He begged gentlemen would not yield too readily to the artificial niceties of forensic reasoning; that they would consider not the form, but the substance—not the letter, but the equity—not the bark, but the pith of the business. It was a great and an extraordinary case; it ought to be decided on the great and fundamental principles of justice. He had been animadverted upon, for appealing to the heart as well as the head; he would be bold, nevertheless, to repeat, that, in great and unusual questions of morality, the heart is the best judge.
It had been said, by a member from Massachusetts, that the proposition was founded on a new principle in Congress. If the present Congress be meant, that is not strange, for Congress itself is new; if the former Congress be meant, it is not true, for the principle is found in an act which had been already cited. After the pay of the army had, during the war, been nominally and legally discharged in depreciated paper, the loss was made up to the sufferers.
It had been said, by a member from New York, that this case was not parallel, there being no third party like the present holders of certificates. This objection could not be valid. The Government paid ten dollars' worth in fact, but only one to the soldier. The soldier was then the original holder. The soldier assigned it to the citizen; the citizen then became the actual holder. What was the event? The loss of the original holder was repaired, after the actual holder had been settled with, according to the highest market value of his paper.
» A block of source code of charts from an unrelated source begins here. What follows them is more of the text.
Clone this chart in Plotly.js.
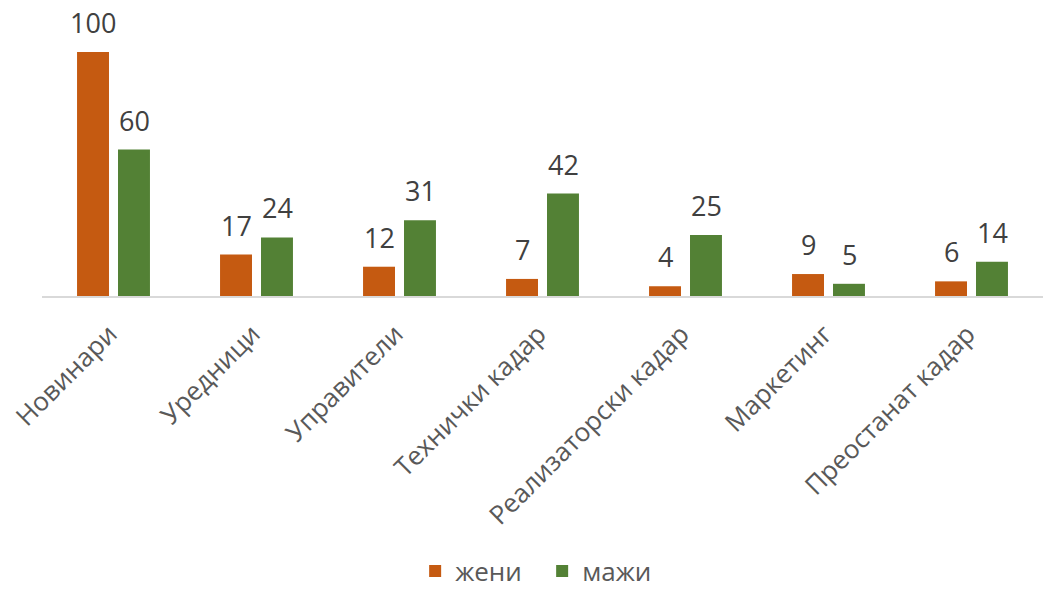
<!DOCTYPE html>
<html>
<head>
<meta charset="utf-8">
<script src="https://cdn.plot.ly/plotly-3.0.1.min.js"></script>
<style>html,body{margin:0;padding:0;background:#fff}#chart{width:1051px;height:590px}</style>
</head>
<body>
<div id="chart"></div>
<script>
const categories = ["Новинари", "Уредници", "Управители", "Технички кадар", "Реализаторски кадар", "Маркетинг", "Преостанат кадар"];
const zeni = [100, 17, 12, 7, 4, 9, 6];
const mazi = [60, 24, 31, 42, 25, 5, 14];
const seriesNames = ["жени", "мажи"];

const font = "'Open Sans', sans-serif";
const traces = [
  {type: "bar", name: seriesNames[0], x: categories, y: zeni, marker: {color: "#C55A11"}, hoverinfo: "y"},
  {type: "bar", name: seriesNames[1], x: categories, y: mazi, marker: {color: "#538135"}, hoverinfo: "y"}
];
const annotations = [];
[zeni, mazi].forEach((vals, i) => {
  vals.forEach((v, j) => {
    annotations.push({x: categories[j], y: v, xref: "x", yref: "y", text: String(v), showarrow: false,
      xshift: i === 0 ? -20.5 : 20.5, yshift: 9, yanchor: "bottom",
      font: {size: 27, color: "#404040", family: font}});
  });
});
const layout = {
  width: 1051, height: 590,
  margin: {l: 42, r: 8, t: 52, b: 294, autoexpand: false},
  paper_bgcolor: "#fff", plot_bgcolor: "#fff",
  barmode: "group", bargap: 0.427, bargroupgap: 0.22,
  font: {family: font, color: "#595959", size: 25},
  xaxis: {tickangle: -45, showline: true, linecolor: "#D9D9D9", linewidth: 1.5,
          ticks: "", tickfont: {size: 26, color: "#595959"}, fixedrange: true, automargin: false,
          ticklabelstandoff: 11, ticklabelshift: -4},
  yaxis: {range: [0, 100], visible: false, showgrid: false, zeroline: false, fixedrange: true},
  annotations: annotations,
  showlegend: true,
  legend: {orientation: "h", xref: "container", x: 0.395, xanchor: "left", yref: "container", y: 0.032, yanchor: "middle",
           font: {size: 26, color: "#595959"}, itemwidth: 30, entrywidth: 82, entrywidthmode: "pixels"},
};
Plotly.newPlot("chart", traces, layout, {displayModeBar: false, staticPlot: true});
</script>
</body>
</html>
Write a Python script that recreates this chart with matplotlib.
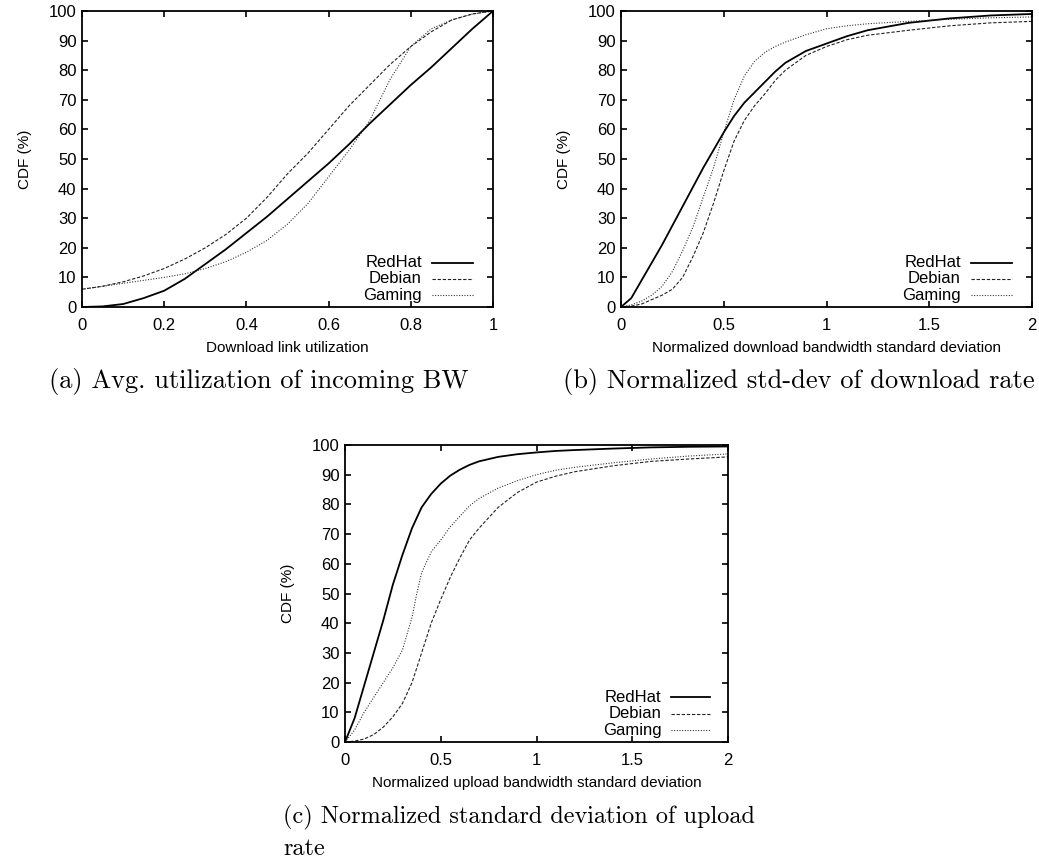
import matplotlib as mpl
mpl.use('Agg')
import matplotlib.pyplot as plt
import numpy as np

plt.rcParams['font.family'] = ['Liberation Sans', 'DejaVu Sans']

# (a) download link utilization
a_x = [0, 0.05, 0.1, 0.15, 0.2, 0.25, 0.3, 0.35, 0.4, 0.45, 0.5, 0.55, 0.6,
       0.65, 0.7, 0.75, 0.8, 0.85, 0.9, 0.95, 1.0]
a_redhat = [0, 0.2, 1, 3, 5.5, 9.5, 14.5, 19.5, 25, 30.5, 36.5, 42.5, 48.5,
            55, 62, 68.5, 75, 81, 87.5, 94, 100]
a_debian = [6, 7, 8.5, 10.5, 13, 16.2, 20, 24.5, 30, 37, 45, 52, 60,
            68, 75, 82, 88, 93, 97, 99, 100]
a_gaming = [6, 7, 8, 9, 10, 11.2, 13, 15.3, 18.5, 22.5, 28, 35, 44,
            53, 63, 77, 88, 94, 97, 99, 100]

# (b) normalized download bandwidth std-dev
b_x = [0, 0.05, 0.1, 0.15, 0.2, 0.25, 0.3, 0.35, 0.4, 0.45, 0.5, 0.55, 0.6,
       0.65, 0.7, 0.75, 0.8, 0.9, 1.0, 1.1, 1.2, 1.4, 1.6, 1.8, 2.0]
b_redhat = [0, 3, 9, 15, 21, 27.5, 34, 40.5, 47, 53, 59, 64.5, 69,
            72.5, 76, 79.5, 82.5, 86.5, 89, 91.5, 93.5, 96, 97.5, 98.5, 99]
b_debian = [0, 0.3, 1, 2.5, 4, 6, 10, 17, 25, 35, 46, 56, 63,
            68, 72, 76.5, 80, 85, 88, 90.3, 91.8, 93.5, 95, 96, 96.5]
b_gaming = [0, 0.7, 2, 4, 7, 12, 19, 27, 37, 47, 59, 70, 78,
            83, 86, 88, 89.5, 92, 94, 95, 95.7, 96.5, 97.2, 97.7, 98]

# (c) normalized upload bandwidth std-dev
c_x = [0, 0.05, 0.1, 0.15, 0.2, 0.25, 0.3, 0.35, 0.375, 0.4, 0.45, 0.5, 0.55,
       0.6, 0.65, 0.7, 0.8, 0.9, 1.0, 1.1, 1.2, 1.4, 1.6, 1.8, 2.0]
c_redhat = [0, 8, 19, 30, 41, 53, 63, 72, 75.5, 79, 83.5, 87, 89.7,
            91.7, 93.3, 94.5, 96, 96.9, 97.5, 98, 98.3, 98.8, 99.2, 99.4, 99.5]
c_debian = [0, 0.3, 1, 2.5, 5, 8.5, 13, 20, 25, 30, 40, 48, 55.5,
            62, 68, 72, 79, 84, 87.5, 89.5, 91, 93, 94.5, 95.3, 96]
c_gaming = [0, 4, 10, 15, 20, 25, 31, 42, 50, 57, 64, 68, 72.5,
            76, 79.5, 82, 85.5, 88, 90, 91.5, 92.5, 94, 95.3, 96.3, 97]

names = ['RedHat', 'Debian', 'Gaming']
styles = [dict(color='black', lw=1.3, ls='-'),
          dict(color='#222222', lw=0.8, dashes=(3, 1.6)),
          dict(color='#222222', lw=0.8, dashes=(0.9, 1.5))]

W, H = 1039, 861
fig = plt.figure(figsize=(W / 100, H / 100), dpi=100)


def make_axes(left, top, right, bottom):
  return fig.add_axes([left / W, 1 - bottom / H, (right - left) / W, (bottom - top) / H])


def draw_panel(ax, x, series, xmax, xticks, xticklabels, xlabel):
  for ys, st in zip(series, styles):
    ax.plot(x, ys, **st)
  ax.set_xlim(0, xmax)
  ax.set_ylim(0, 100)
  ax.set_xticks(xticks)
  ax.set_xticklabels(xticklabels)
  ax.set_yticks(np.arange(0, 101, 10))
  ax.tick_params(direction='in', length=4, width=1.2, top=True, right=True,
                 labelsize=12)
  ax.tick_params(axis='x', pad=8)
  ax.tick_params(axis='y', pad=4)
  for s in ax.spines.values():
    s.set_linewidth(1.3)
  ax.set_xlabel(xlabel, fontsize=11, labelpad=6)
  ax.set_ylabel('CDF (%)', fontsize=11, labelpad=12)
  # key, right aligned text followed by line sample
  for i, (name, st) in enumerate(zip(names, styles)):
    yy = 0.15 - 0.055 * i
    ax.text(0.827, yy, name, transform=ax.transAxes, ha='right', va='center', fontsize=12)
    ax.plot([0.852, 0.952], [yy, yy], transform=ax.transAxes, **st)


ax_a = make_axes(82, 11, 493, 307)
draw_panel(ax_a, a_x, [a_redhat, a_debian, a_gaming], 1,
           [0, 0.2, 0.4, 0.6, 0.8, 1], ['0', '0.2', '0.4', '0.6', '0.8', '1'],
           'Download link utilization')

ax_b = make_axes(621, 11, 1032, 307)
draw_panel(ax_b, b_x, [b_redhat, b_debian, b_gaming], 2,
           [0, 0.5, 1, 1.5, 2], ['0', '0.5', '1', '1.5', '2'],
           'Normalized download bandwidth standard deviation')

ax_c = make_axes(345, 445, 728, 742)
draw_panel(ax_c, c_x, [c_redhat, c_debian, c_gaming], 2,
           [0, 0.5, 1, 1.5, 2], ['0', '0.5', '1', '1.5', '2'],
           'Normalized upload bandwidth standard deviation')

cap = dict(family='cmr10', fontsize=19, va='baseline', ha='left')
fig.text(49 / W, 1 - 388 / H, '(a) Avg. utilization of incoming BW', **cap)
fig.text(563 / W, 1 - 388 / H, '(b) Normalized std-dev of download rate', **cap)
cap['fontsize'] = 17.5
fig.text(283 / W, 1 - 823 / H, '(c) Normalized standard deviation of upload', **cap)
fig.text(283 / W, 1 - 855 / H, 'rate', **cap)

fig.savefig('out.png', dpi=100)
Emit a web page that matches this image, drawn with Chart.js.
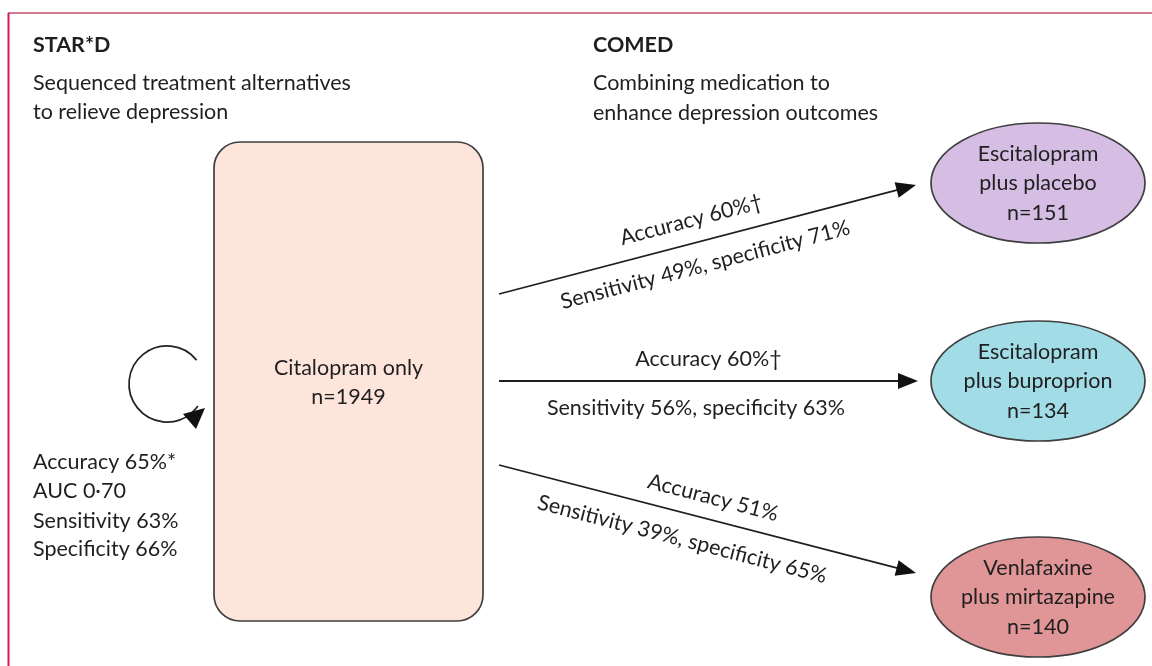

He did not mean, however, to decide on the whole merits of this last transaction; or to contend for a similitude, in all respects, between the two kinds of paper. One material difference was, that the bills of credit, by more frequent transfers, and by dividing the change of value among a greater number of hands, rendered the effect of less consequence to individuals, and less sensible to the public mind. But this difference, whatever force it might give to the claims of the purchasing holder of certificates, could diminish nothing from the claims of the original holders who assigned them.
It had been said, by another member from Massachusetts, that the old Government did every thing in its power. It made requisitions, used exhortations, and in every respect discharged its duty; but it was to be remembered, that the debt was not due from the Government, but the United States. An attorney, with full powers to form, without the means to fulfil engagements, could never, by his ineffectual, though honest efforts, exonerate his principal.
He had been repeatedly reminded of the address of Congress in 1783, which rejected a discrimination between original and purchasing holders. At that period, the certificates to the army, and citizens at large, had not been issued. The transfers were confined to loan-office certificates, were not numerous, and had been, in great part, made with little loss to the original creditor. At present, the transfers extend to a vast proportion of the whole debt, and the loss to the original holders has been immense. The injustice which has taken place has been enormous and flagrant, and makes redress a great national object. This change of circumstances destroys the argument from the act of Congress referred to; but if implicit regard is to be paid to the doctrines of that act, any modification of the interest of the debt will be as inadmissible as a modification of the principal.
It had been said, that if the losses of the original creditors are entitled to reparation, Congress ought to repair those suffered from paper money—from the ravages of the war, and from the act of barring claims not produced within a limited time. As to the paper money, either the case is applicable, or it is not: if not applicable, the argument fails; if applicable, either the depreciated certificates ought to be liquidated by a like scale, as was applied to the depreciated money; or the money, even if the whole mass of it was still in circulation, ought to be literally redeemed, like the certificates. Leaving the gentleman to make his own choice of these dilemmas, he would only add, himself, that if there were no other difference between the cases, the manifest impossibility of redressing the one, and the practicability of redressing the other, was a sufficient answer to the objection. With respect to the towns burnt, and other devastations of war, it was taught, by the writers on the law of nations, that they were to be numbered among the inevitable calamities of mankind. Still, however, a Government owed them every alleviation which it could conveniently afford; but no authority could be found that puts on the same footing with those calamities, such as proceed from a failure to fulfil the direct and express obligations of the public. The just claims barred by the act of limitation, were, in his opinion, clearly entitled to redress. That act was highly objectionable. The public, which was interested in shortening the term, undertook to decide, that no claim, however just, should be admitted, if not presented within nine months. The act made none of the exceptions usual in such acts, not even in favor of the most distant parts of the Union. In many instances, it had been absolutely impossible for the persons injured to know of the regulation. Some of these instances were within his own knowledge. To limit the duration of a law to a period, within which it could not possibly be promulged, and then take advantage of the impossibility, would be imitating the Roman tyrant, who posted up his edicts so high that they could not be read, and then punished the people for not obeying them.
It has been said, that if the purchased certificates were funded at the rate proposed, they would fall in the market, and the holders be injured. It was pretty certain, that the greater part, at least, would be gainers. He believed that the highest market price, especially with the arrears of interest incorporated, well funded at six per cent, would prevent every loss that could justify complaint.
But foreigners had become purchasers, and ought to be particularly respected. Foreigners, he remarked, had themselves made a difference between the value of the foreign and domestic debt; they would, therefore, the less complain of a difference made by Government here. It was his opinion that the term stated in the proposition would yield a greater profit to the foreign purchasers than they could have got for their money if advanced by them in any of the funds of Europe.